Blogging on Less Wrong 2020 (Upper Half)

Relationship Outcomes Are Not Particularly Sensitive to Small Variations in Verbal Ability

After a friendship-ending fight, you feel an impulse to push through the pain to do an exhaustive postmortem of everything you did wrong in that last, fatal argument—you could have phrased that more eloquently, could have anticipated that objection, could have not left so much "surface area" open to that class of rhetorical counterattack, could have been more empathetic on that one point, could have chosen a more-fitting epigraph, could have taken more time to compose your reply and squeeze in another pass's worth of optimizations—as if searching for some combination of variables that would have changed the outcome, some nearby possible world where the two of you are still together.

No solution exists. (Or is findable in polynomial time.) The causal forces that brought you to this juncture are multitudinous and complex. A small change in the initial conditions only corresponds to a small change in the outcome; you can't lift a two-ton weight with ten pounds of force.

Not all friendship problems are like this. Happy endings do exist—to someone else's story in someone else's not-particularly-nearby possible world. Not for you, not here, not now.

Feature Reduction

(looking at baby/toddler photos a year apart) "How does he look so different and yet so the same at the same time?"

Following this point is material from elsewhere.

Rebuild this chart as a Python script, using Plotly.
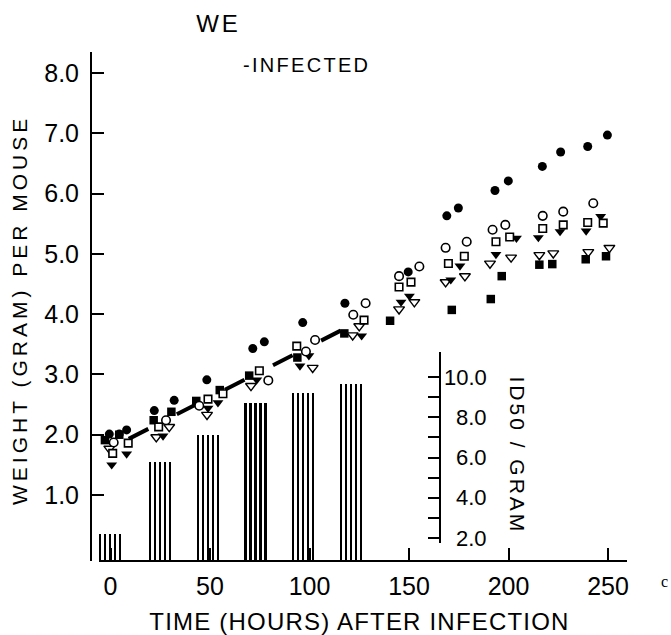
import plotly.graph_objects as go

# ---------------------------------------------------------------- data
# Weight per mouse (gram) against time after infection (hours), six groups.
FILLED_CIRCLE_HOURS = [-0.6, 4.4, 8.1, 22.0, 32.0, 48.4, 71.5, 77.3, 96.6, 117.8,
                       149.6, 169.0, 174.8, 193.2, 199.9, 217.0, 226.2, 239.8, 249.7]
FILLED_CIRCLE_WEIGHT = [2.01, 2.01, 2.08, 2.40, 2.57, 2.91, 3.43, 3.54, 3.86, 4.18,
                        4.70, 5.63, 5.76, 6.05, 6.21, 6.45, 6.69, 6.78, 6.97]

OPEN_CIRCLE_HOURS = [1.6, 27.9, 44.6, 79.3, 98.2, 102.8, 122.0, 128.2, 145.0, 155.2,
                     168.4, 179.0, 192.0, 198.4, 217.2, 227.5, 242.6]
OPEN_CIRCLE_WEIGHT = [1.87, 2.24, 2.48, 2.90, 3.38, 3.57, 3.99, 4.18, 4.63, 4.79,
                      5.10, 5.20, 5.40, 5.48, 5.63, 5.70, 5.84]

OPEN_SQUARE_HOURS = [1.1, 8.9, 24.2, 49.0, 56.5, 74.8, 93.6, 127.4, 145.0, 151.0,
                     169.8, 177.8, 193.7, 200.6, 217.2, 227.5, 239.8, 247.6]
OPEN_SQUARE_WEIGHT = [1.69, 1.86, 2.13, 2.59, 2.68, 3.06, 3.47, 3.90, 4.45, 4.53,
                      4.84, 4.96, 5.20, 5.28, 5.42, 5.48, 5.52, 5.51]

FILLED_SQUARE_HOURS = [-2.8, 4.4, 21.7, 30.6, 43.1, 54.9, 69.7, 93.9, 117.5, 140.5,
                       171.5, 191.1, 196.6, 215.5, 222.0, 238.8, 249.0]
FILLED_SQUARE_WEIGHT = [1.91, 2.00, 2.24, 2.38, 2.56, 2.74, 2.98, 3.28, 3.68, 3.89,
                        4.07, 4.25, 4.63, 4.82, 4.83, 4.91, 4.96]

FILLED_TRIANGLE_HOURS = [0.6, 8.1, 26.4, 49.0, 54.0, 73.5, 95.2, 99.7, 126.2, 146.0,
                         150.2, 171.0, 175.6, 193.7, 204.0, 215.0, 225.9, 239.0, 246.3]
FILLED_TRIANGLE_WEIGHT = [1.50, 1.68, 1.98, 2.44, 2.53, 2.91, 3.14, 3.31, 3.64, 4.20,
                          4.30, 4.57, 4.80, 4.99, 5.26, 5.27, 5.37, 5.38, 5.62]

OPEN_TRIANGLE_HOURS = [-0.6, 23.0, 29.5, 48.5, 70.6, 101.6, 121.7, 125.0, 145.0, 152.7,
                       168.4, 178.1, 190.7, 201.3, 215.5, 222.5, 240.1, 250.7]
OPEN_TRIANGLE_WEIGHT = [1.77, 1.96, 2.13, 2.33, 2.81, 3.11, 3.65, 3.80, 4.08, 4.20,
                        4.53, 4.63, 4.84, 4.94, 4.98, 5.01, 5.03, 5.10]

# Growth line of the infected mice
FIT_HOURS = [2, 123]
FIT_WEIGHT = [1.81, 3.85]

# Virus titre (ID50 per gram) shown as hatched bars
TITRE_HOURS = [0, 25, 49, 73, 97, 121]
TITRE_ID50 = [2.2, 5.8, 7.1, 8.7, 9.2, 9.65]

X_TICKS = [0, 50, 100, 150, 200, 250]
Y_TICKS = [1, 2, 3, 4, 5, 6, 7, 8]
Y_TICK_TEXT = ["1.0", "2.0", "3.0", "4.0", "5.0", "6.0", "7.0", "8.0"]
ID50_TICKS = [2, 3, 4, 5, 6, 7, 8, 9, 10]
ID50_LABEL_VALUES = [2, 4, 6, 8, 10]
ID50_LABEL_TEXT = ["2.0", "4.0", "6.0", "8.0", "10.0"]

# ------------------------------------------------------------ geometry
W, H = 671, 635
PL, PR, PT, PB = 92, 627, 52, 561          # plot area in pixels
FONT = "Liberation Sans, Arial, Helvetica, sans-serif"


def fx(px):
    return (px - PL) / (PR - PL)


def fy(py):
    return (PB - py) / (PB - PT)


def spaced(text, px):
    return '<span style="letter-spacing:%gpx">%s</span>' % (px, text)


fig = go.Figure()

# hatched titre bars: five thin strokes per bar
STROKE_STEP = 2.51
STROKE_W = 0.85
for k in range(5):
    fig.add_trace(go.Bar(
        x=TITRE_HOURS, y=TITRE_ID50, xaxis="x", yaxis="y2",
        width=STROKE_W, offset=(k - 2) * STROKE_STEP - STROKE_W / 2,
        marker=dict(color="black", line=dict(width=0)),
        showlegend=False, hoverinfo="skip",
    ))

fig.add_trace(go.Scatter(
    x=FIT_HOURS, y=FIT_WEIGHT, mode="lines",
    line=dict(color="black", width=4, dash="0px,16px,22px,16px"),
    showlegend=False, hoverinfo="skip",
))

SERIES = [
    (FILLED_SQUARE_HOURS, FILLED_SQUARE_WEIGHT, "square", 8.5, "black", 0),
    (OPEN_TRIANGLE_HOURS, OPEN_TRIANGLE_WEIGHT, "triangle-down", 9.5, "white", 1.4),
    (FILLED_TRIANGLE_HOURS, FILLED_TRIANGLE_WEIGHT, "triangle-down", 9.5, "black", 0),
    (OPEN_SQUARE_HOURS, OPEN_SQUARE_WEIGHT, "square", 7.5, "white", 1.6),
    (OPEN_CIRCLE_HOURS, OPEN_CIRCLE_WEIGHT, "circle", 8.5, "white", 1.6),
    (FILLED_CIRCLE_HOURS, FILLED_CIRCLE_WEIGHT, "circle", 9, "black", 0),
]
for hx, wy, sym, size, fill, lw in SERIES:
    fig.add_trace(go.Scatter(
        x=hx, y=wy, mode="markers",
        marker=dict(symbol=sym, size=size, color=fill,
                    line=dict(color="black", width=lw)),
        showlegend=False, hoverinfo="skip",
    ))

fig.update_layout(
    width=W, height=H,
    margin=dict(l=PL, r=W - PR, t=PT, b=H - PB, autoexpand=False),
    paper_bgcolor="white", plot_bgcolor="white",
    barmode="overlay", bargap=0,
    font=dict(family=FONT, color="black"),
    title=dict(text=spaced("WE", 3), x=218.5 / W, xref="container", xanchor="center",
               y=1 - 23.5 / H, yref="container", yanchor="middle",
               font=dict(family=FONT, size=24, color="black")),
    xaxis=dict(
        range=[(PL - 110.5) / 1.99, (PR - 110.5) / 1.99],
        tickvals=X_TICKS, ticktext=[str(v) for v in X_TICKS],
        ticks="inside", ticklen=13, tickwidth=2, tickcolor="black",
        showline=False, showgrid=False, zeroline=False,
        tickfont=dict(family=FONT, size=25, color="black"), ticklabelstandoff=8,
        title=dict(text=spaced("TIME (HOURS) AFTER INFECTION", 1.2),
                   font=dict(family=FONT, size=24, color="black"), standoff=16),
    ),
    yaxis=dict(
        range=[-0.095, 8.348],
        tickvals=Y_TICKS, ticktext=Y_TICK_TEXT,
        ticks="inside", ticklen=12, tickwidth=2, tickcolor="black",
        showline=True, linewidth=2, linecolor="black",
        showgrid=False, zeroline=False,
        tickfont=dict(family=FONT, size=25, color="black"), ticklabelstandoff=6,
    ),
    yaxis2=dict(
        overlaying="y", anchor="free", position=fx(440), side="right",
        range=[0.857, 26.149],
        tickvals=ID50_TICKS, ticks="inside", ticklen=12, tickwidth=2, tickcolor="black",
        showticklabels=False, showline=False, showgrid=False, zeroline=False,
    ),
    shapes=[
        # time axis baseline
        dict(type="line", xref="x", yref="paper", x0=(99 - 110.5) / 1.99,
             x1=(PR - 110.5) / 1.99, y0=0, y1=0, line=dict(color="black", width=2)),
        # titre axis spine
        dict(type="line", xref="paper", yref="y2", x0=fx(440), x1=fx(440),
             y0=1.75, y1=11.24, line=dict(color="black", width=2)),
    ],
)

annotations = []
for v, t in zip(ID50_LABEL_VALUES, ID50_LABEL_TEXT):
    annotations.append(dict(text=t, xref="paper", yref="y2", x=fx(489), y=v,
                            xanchor="right", yanchor="middle", showarrow=False,
                            font=dict(family=FONT, size=22, color="black")))
annotations += [
    dict(text=spaced("WEIGHT (GRAM) PER MOUSE", 4), textangle=-90,
         xref="paper", yref="paper", x=fx(19.5), y=fy(310.5),
         xanchor="center", yanchor="middle", showarrow=False,
         font=dict(family=FONT, size=21, color="black")),
    dict(text=spaced("ID50 / GRAM", 3), textangle=90, xref="paper", yref="paper",
         x=fx(517.5), y=fy(455), xanchor="center", yanchor="middle", showarrow=False,
         font=dict(family=FONT, size=21, color="black")),
    dict(text=spaced("-INFECTED", 2.3), xref="paper", yref="paper",
         x=fx(306), y=fy(64.5), xanchor="center", yanchor="middle", showarrow=False,
         font=dict(family=FONT, size=20, color="black")),
    dict(text="c", xref="paper", yref="paper", x=fx(670), y=fy(581),
         xanchor="right", yanchor="middle", showarrow=False,
         font=dict(family="Liberation Serif, DejaVu Serif, serif", size=16, color="black")),
]
fig.update_layout(annotations=annotations)

fig.write_html("out.html")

"Just in case that was non-rhetorical, the answer is that your brain evolved to be good at factorizing overall appearance into orthogonal 'personal appearance' and 'age appearance' dimensions that can be tracked separately, just as [x, y] = [1, 2] and [4, 2] are so different with respect to x, and yet so the same with respect to y, at the same time."

Lock Contention

"We really need another bookcase."

"I'm not thinking about that right now. But like, if you got another bookcase, I wouldn't object."

"Where would we put it?"

"I'm also not thinking about that right now, but I've already started speaking a sentence in response to your question, so I might as well finish it. Oh. I guess I just did."

Inconsiderate

"The sink is full and it's your turn to do the dishes! Ugh, why are you so inconsiderate of others?!"

"Not true! Note that the dishes pile up just as badly when you're away."

"So?"

"So, it's not that I'm inconsiderate of others; I'm inconsiderate towards people in the future, independently of whether they happen to be me."